Rédigé par Élise Fargetton, Guillaume Morel-Chevillet | Publié le 16/01/2020
À Tokyo, un quartier entier vit depuis toujours au rythme de l'agriculture urbaine. À l'heure où les agriculteurs urbains occidentaux trouvent difficilement des terres à cultiver, au Japon, l'équilibre entre la ville et la nature a toujours existé. Il n'est donc pas si étonnant que les 720 000 habitants de l'arrondissement de Nerima, au nord-ouest de la mégalopole, côtoient aujourd'hui près de 430 fermes urbaines, qui ont résisté à l'étalement et à la croissance de la ville.
Soutenues économiquement et techniquement par la mairie de l'arrondissement, elles fournissent choux, soja, fraises, myrtilles ou fleurs aux Tokyoïtes désireux de consommer localement des denrées agricoles. En ces lieux, la star incontestée est le radis daikon, un légume ancien pouvant atteindre plusieurs dizaines de centimètres. En décembre, sa récolte est organisée sous forme de compétitions en vue de récompenser le « meilleur cueilleur ». Pour produire autant de variétés différentes, certaines exploitations pratiquent une culture de pleine terre proche de l'agro-écologie, alors que d'autres misent sur les techniques hors-sol et hydroponiques. Concernant la distribution, le circuit court est privilégié via des points de vente sur place ou des marchés et supermarchés de quartier.
À l'échelle internationale, les modèles économiques de ces fermes urbaines sont source d'inspiration pour l'agriculture en ville. Fortes de la multifonctionnalité inhérente à leur localisation urbaine, elles multiplient les activités, comme la location de parcelles potagères à l'année sous la surveillance des agriculteurs, l'intégration des résidents lors d'événements culturels, ou les ateliers pédagogiques auprès des écoles du quartier. L'autocueillette de fruits, comme le kaki, symbolique de la ville, offre aussi la possibilité aux habitants de découvrir ces sites atypiques de production agricole. Fait unique dans le monde, elles sont aussi le lieu de rassemblement et de protection de la population en cas de tremblement de terre ou de tsunami.

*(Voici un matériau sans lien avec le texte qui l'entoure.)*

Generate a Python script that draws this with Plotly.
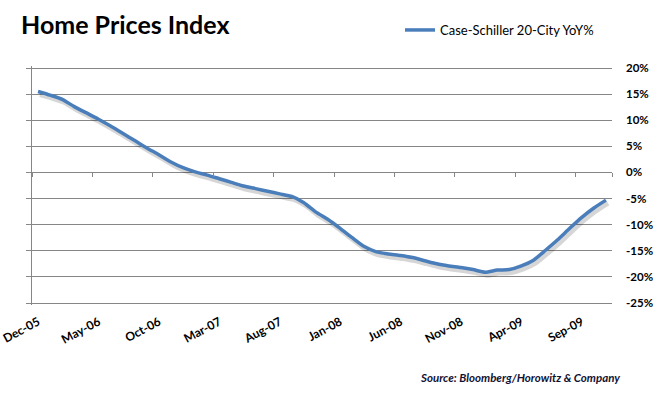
import plotly.graph_objects as go

# ---- data ----
months = [
    "Dec-05", "Jan-06", "Feb-06", "Mar-06", "Apr-06", "May-06", "Jun-06", "Jul-06",
    "Aug-06", "Sep-06", "Oct-06", "Nov-06", "Dec-06", "Jan-07", "Feb-07", "Mar-07",
    "Apr-07", "May-07", "Jun-07", "Jul-07", "Aug-07", "Sep-07", "Oct-07", "Nov-07",
    "Dec-07", "Jan-08", "Feb-08", "Mar-08", "Apr-08", "May-08", "Jun-08", "Jul-08",
    "Aug-08", "Sep-08", "Oct-08", "Nov-08", "Dec-08", "Jan-09", "Feb-09", "Mar-09",
    "Apr-09", "May-09", "Jun-09", "Jul-09", "Aug-09", "Sep-09", "Oct-09", "Nov-09",
]
yoy_pct = [
    15.5, 14.8, 14.0, 12.6, 11.4, 10.2, 8.9, 7.5,
    6.1, 4.7, 3.4, 2.0, 0.9, 0.1, -0.5, -1.2,
    -1.9, -2.6, -3.1, -3.6, -4.1, -4.6, -5.8, -7.6,
    -9.0, -10.7, -12.5, -14.2, -15.2, -15.6, -15.9, -16.3,
    -16.9, -17.5, -17.9, -18.2, -18.6, -19.1, -18.7, -18.6,
    -17.9, -16.8, -14.9, -12.9, -10.7, -8.6, -6.8, -5.3,
]
label_step = 5
y_ticks = [20, 15, 10, 5, 0, -5, -10, -15, -20, -25]
y_tick_text = ["20%", "15%", "10%", "5%", "0%", "-5%", "-10%", "-15%", "-20%", "-25%"]
series_name = "Case-Schiller 20-City YoY%"
title_text = "Home Prices Index"
source_text = "Source: Bloomberg/Horowitz & Company"

# ---- derived ----
n = len(months)
xi = list(range(n))
x_label_vals = xi[::label_step]
x_label_text = months[::label_step]
boundaries = [i - 0.5 for i in range(0, n, label_step)] + [n - 0.5]

W, H = 659, 396
grid_top_px, grid_bot_px = 68, 303      # pixel rows of the 20% and -25% gridlines
edge_px = 2                              # keep edge gridlines inside the plot area
ml, mr = 32, 47
mt, mb = grid_top_px - edge_px, H - grid_bot_px - edge_px
pw = W - ml - mr
ph = H - mt - mb
y_lo, y_hi = min(y_ticks), max(y_ticks)
px_per_pct = (grid_bot_px - grid_top_px) / (y_hi - y_lo)
ypad = edge_px / px_per_pct
y_range = [y_lo - ypad, y_hi + ypad]
x_range = [-0.5, n - 0.5]
px_per_cat = pw / n
sdx = 2 / px_per_cat
sdy = 3 / px_per_pct

grid = "#868686"
blue = "#4a7ebb"
font = "Lato"

fig = go.Figure()
# shadow (base axes with shifted ranges)
fig.add_trace(go.Scatter(
    x=xi, y=yoy_pct, mode="lines", xaxis="x", yaxis="y",
    line=dict(color="rgba(0,0,0,0.16)", width=5, shape="spline", smoothing=0.6),
    showlegend=False, hoverinfo="skip"))
# main line
fig.add_trace(go.Scatter(
    x=xi, y=yoy_pct, mode="lines", xaxis="x2", yaxis="y2", name=series_name,
    line=dict(color=blue, width=3.5, shape="spline", smoothing=0.6)))
# dummy trace for axis decorations (left axis line, category ticks at 0%)
fig.add_trace(go.Scatter(
    x=xi, y=yoy_pct, mode="lines", xaxis="x3", yaxis="y3",
    line=dict(width=0), opacity=0, showlegend=False, hoverinfo="skip"))

fig.update_layout(
    width=W, height=H,
    margin=dict(l=ml, r=mr, t=mt, b=mb),
    paper_bgcolor="white", plot_bgcolor="white",
    font=dict(family=font, color="black"),
    showlegend=True,
    legend=dict(
        x=(400 - ml) / pw, xanchor="left",
        y=(H - mb - 30) / ph, yanchor="middle",
        orientation="h", bgcolor="rgba(0,0,0,0)",
        font=dict(family=font, size=13, color="black"),
        itemwidth=30, tracegroupgap=0),
    xaxis=dict(range=[x_range[0] - sdx, x_range[1] - sdx], visible=False,
               fixedrange=True, automargin=False),
    yaxis=dict(range=[y_range[0] + sdy, y_range[1] + sdy], visible=False,
               fixedrange=True, automargin=False),
    xaxis2=dict(
        overlaying="x", anchor="y2", range=x_range, side="bottom", automargin=False,
        tickmode="array", tickvals=x_label_vals, ticktext=x_label_text,
        tickangle=-28, ticks="", showgrid=False, zeroline=False, showline=False,
        ticklabelstandoff=7, ticklabeloverflow="allow",
        tickfont=dict(family=font, size=12, color="black", weight="bold")),
    yaxis2=dict(
        overlaying="y", anchor="x2", range=y_range, side="right", automargin=False,
        tickmode="array", tickvals=y_ticks, ticktext=y_tick_text,
        showgrid=True, gridcolor=grid, gridwidth=1, zeroline=False, showline=False,
        ticks="", ticklabelstandoff=13,
        tickfont=dict(family=font, size=11.5, color="black", weight="bold")),
    xaxis3=dict(
        overlaying="x", anchor="free", automargin=False,
        position=(0 - y_range[0]) / (y_range[1] - y_range[0]),
        range=x_range, tickmode="array", tickvals=boundaries,
        ticks="outside", ticklen=4, tickcolor=grid, tickwidth=1,
        showticklabels=False, showgrid=False, zeroline=False, showline=False),
    yaxis3=dict(
        overlaying="y", anchor="x3", range=y_range, side="left", automargin=False,
        tickmode="array", tickvals=y_ticks,
        ticks="outside", ticklen=5, tickcolor=grid, tickwidth=1,
        showticklabels=False, showgrid=False, zeroline=False,
        showline=True, linecolor=grid, linewidth=1),
    title=dict(
        text=title_text, x=21 / W, xanchor="left", xref="container",
        y=1 - 25 / H, yanchor="middle", yref="container",
        font=dict(family=font, size=25, color="black", weight="bold")),
    annotations=[dict(
        text=source_text, xref="paper", yref="paper",
        x=(622 - ml) / pw, xanchor="right",
        y=(H - mb - 377) / ph, yanchor="middle", showarrow=False,
        font=dict(family=font, size=11.5, color="#111133", style="italic", weight="bold"))],
)

fig.write_html(
    "out.html",
    config={"displayModeBar": False},
    post_script="document.body.style.margin='0';document.body.style.overflow='hidden';",
)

Si aujourd'hui l'ensemble de ces fermes urbaines se déploie sur 215 hectares, représentant 40 % des terres cultivées à Tokyo, un lent déclin est en cours. On comptait en effet 1 136 exploitations en 1985 sur près de 750 hectares. Afin de préserver ces espaces précieux, le défi pour la collectivité est triple. D'une part, il faut stopper la destruction des fermes urbaines au profit de la construction ; d'autre part, faciliter la succession entre membres d'une même famille, pour le moment très coûteuse ; et il est également nécessaire de trouver de jeunes agriculteurs urbains pour reprendre les fermes.